Key points
Animal studies suggest an anti‐fibrillatory action of the vagus nerve on the ventricle, although the exact mechanism is controversial.Using a Langendorff perfused rat heart, we show that the acetylcholine analogue carbamylcholine raises ventricular fibrillation threshold (VFT) and flattens the electrical restitution curve.The anti‐fibrillatory action of carbamylcholine was prevented by the nicotinic receptor antagonist mecamylamine, inhibitors of neuronal nitric oxide synthase (nNOS) and soluble guanylyl cyclase (sGC), and can be mimicked by the nitric oxide (NO) donor sodium nitroprusside.Carbamylcholine increased NO metabolite content in the coronary effluent and this was prevented by mecamylamine.The anti‐fibrillatory action of both carbamylcholine and sodium nitroprusside was ultimately dependent on muscarinic receptor stimulation as all effects were blocked by atropine.These data demonstrate a protective effect of carbamylcholine on VFT that depends upon both muscarinic and nicotinic receptor stimulation, where the generation of NO is likely to be via a neuronal nNOS–sGC dependent pathway.
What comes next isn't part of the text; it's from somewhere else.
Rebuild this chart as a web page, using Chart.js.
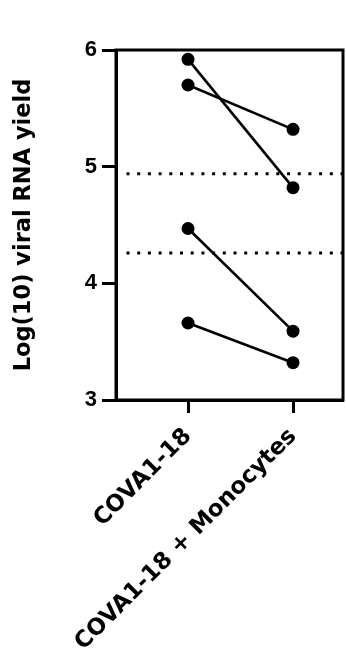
<!DOCTYPE html>
<html>
<head>
  <meta charset="utf-8">
  <title>Viral RNA yield</title>
  <script src="https://cdn.jsdelivr.net/npm/chart.js@4.4.1/dist/chart.umd.min.js"></script>
  <style>
    html, body {
      margin: 0;
      padding: 0;
      background: #ffffff;
    }
    #wrap {
      width: 346px;
      height: 657px;
    }
  </style>
</head>
<body>
  <div id="wrap"><canvas id="myChart"></canvas></div>
  <script>
    // datos
    var categories = ['COVA1-18', 'COVA1-18 + Monocytes'];
    var cova = [5.92, 5.70, 4.47, 3.66];
    var covaMono = [4.82, 5.32, 3.59, 3.32];
    var thresholds = [4.94, 4.26];
    var yTicks = [3, 4, 5, 6];

    var xMin = -0.686;
    var xMax = 1.476;
    var fontName = '"DejaVu Sans", sans-serif';

    var datasets = [];

    // lineas punteadas de referencia
    for (var t = 0; t < thresholds.length; t++) {
      datasets.push({
        data: [{ x: xMin + 0.1, y: thresholds[t] }, { x: xMax, y: thresholds[t] }],
        borderColor: '#000',
        borderWidth: 3,
        borderDash: [3, 7.7],
        pointRadius: 0,
        tension: 0
      });
    }

    // pares antes / despues
    for (var i = 0; i < cova.length; i++) {
      datasets.push({
        data: [{ x: 0, y: cova[i] }, { x: 1, y: covaMono[i] }],
        borderColor: '#000',
        borderWidth: 2.6,
        pointRadius: 6.5,
        pointBackgroundColor: '#000',
        pointBorderWidth: 0,
        tension: 0
      });
    }

    // marco alrededor del area del grafico
    var framePlugin = {
      id: 'frame',
      beforeDatasetsDraw: function(chart) {
        var a = chart.chartArea;
        var ctx = chart.ctx;
        ctx.save();
        ctx.strokeStyle = '#000';
        ctx.lineWidth = 3;
        ctx.strokeRect(a.left, a.top, a.right - a.left, a.bottom - a.top);
        ctx.restore();
      }
    };

    var ctx = document.getElementById('myChart').getContext('2d');
    var myChart = new Chart(ctx, {
      type: 'line',
      data: { datasets: datasets },
      plugins: [framePlugin],
      options: {
        responsive: true,
        maintainAspectRatio: false,
        animation: false,
        layout: {
          autoPadding: false,
          padding: { top: 50, right: 3, left: 0, bottom: 0 }
        },
        plugins: {
          legend: { display: false },
          tooltip: { enabled: false }
        },
        scales: {
          x: {
            type: 'linear',
            min: xMin,
            max: xMax,
            afterBuildTicks: function(axis) {
              axis.ticks = categories.map(function(c, k) { return { value: k }; });
            },
            afterFit: function(scale) {
              scale.height = 257;
              scale.paddingLeft = 0;
              scale.paddingRight = 0;
            },
            ticks: {
              autoSkip: false,
              minRotation: 45,
              maxRotation: 45,
              padding: 10,
              color: '#000',
              font: { family: fontName, weight: 'bold', size: 23 },
              callback: function(v) { return categories[v]; }
            },
            grid: {
              drawOnChartArea: false,
              drawTicks: true,
              tickLength: 13,
              tickWidth: 3,
              tickColor: '#000'
            },
            border: { display: true, color: '#000', width: 3 }
          },
          y: {
            min: 3,
            max: 6,
            afterBuildTicks: function(axis) {
              axis.ticks = yTicks.map(function(v) { return { value: v }; });
            },
            afterFit: function(scale) { scale.width = 116; },
            ticks: {
              padding: 5,
              color: '#000',
              font: { family: '"Liberation Sans", Arial, sans-serif', weight: 'bold', size: 22 }
            },
            grid: {
              drawOnChartArea: false,
              drawTicks: true,
              tickLength: 14,
              tickWidth: 3,
              tickColor: '#000'
            },
            border: { display: true, color: '#000', width: 3 },
            title: {
              display: true,
              text: 'Log(10) viral RNA yield',
              color: '#000',
              padding: { top: 10.5, bottom: 0 },
              font: { family: fontName, weight: 'bold', size: 22.5 }
            }
          }
        }
      }
    });
  </script>
</body>
</html>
AbstractImplantable cardiac vagal nerve stimulators are a promising treatment for ventricular arrhythmia in patients with heart failure. Animal studies suggest the anti‐fibrillatory effect may be nitric oxide (NO) dependent, although the exact site of action is controversial. We investigated whether a stable analogue of acetylcholine could raise ventricular fibrillation threshold (VFT), and whether this was dependent on NO generation and/or muscarinic/nicotinic receptor stimulation. VFT was determined in Langendorff perfused rat hearts by burst pacing until sustained VF was induced. Carbamylcholine (CCh, 200 nmol l–1, n = 9) significantly (P < 0.05) reduced heart rate from 292 ± 8 to 224 ± 6 b.p.m. Independent of this heart rate change, CCh caused a significant increase in VFT (control 1.5 ± 0.3 mA, CCh 2.4 ± 0.4 mA, wash 1.1 ± 0.2 mA) and flattened the restitution curve (n = 6) derived from optically mapped action potentials. The effect of CCh on VFT was abolished by a muscarinic (atropine, 0.1 μmol l−1, n = 6) or a nicotinic receptor antagonist (mecamylamine, 10 μmol l−1, n = 6). CCh significantly increased NOx content in coronary effluent (n = 8), but not in the presence of mecamylamine (n = 8). The neuronal nitric oxide synthase inhibitor AAAN (N‐(4S)‐4‐amino‐5‐[aminoethyl]aminopentyl‐N′‐nitroguanidine; 10 μmol l−1, n = 6) or soluble guanylate cyclase (sGC) inhibitor ODQ (1H‐[1,2,4]oxadiazolo[4,3‐a]quinoxalin‐1‐one; 10 μmol l−1, n = 6) prevented the rise in VFT with CCh. The NO donor sodium nitrprusside (10 μmol l–1, n = 8) mimicked the action of CCh on VFT, an effect that was also blocked by atropine (n = 10). These data demonstrate a protective effect of CCh on VFT that depends upon both muscarinic and nicotinic receptor stimulation, where the generation of NO is likely to be via a neuronal nNOS/sGC‐dependent pathway.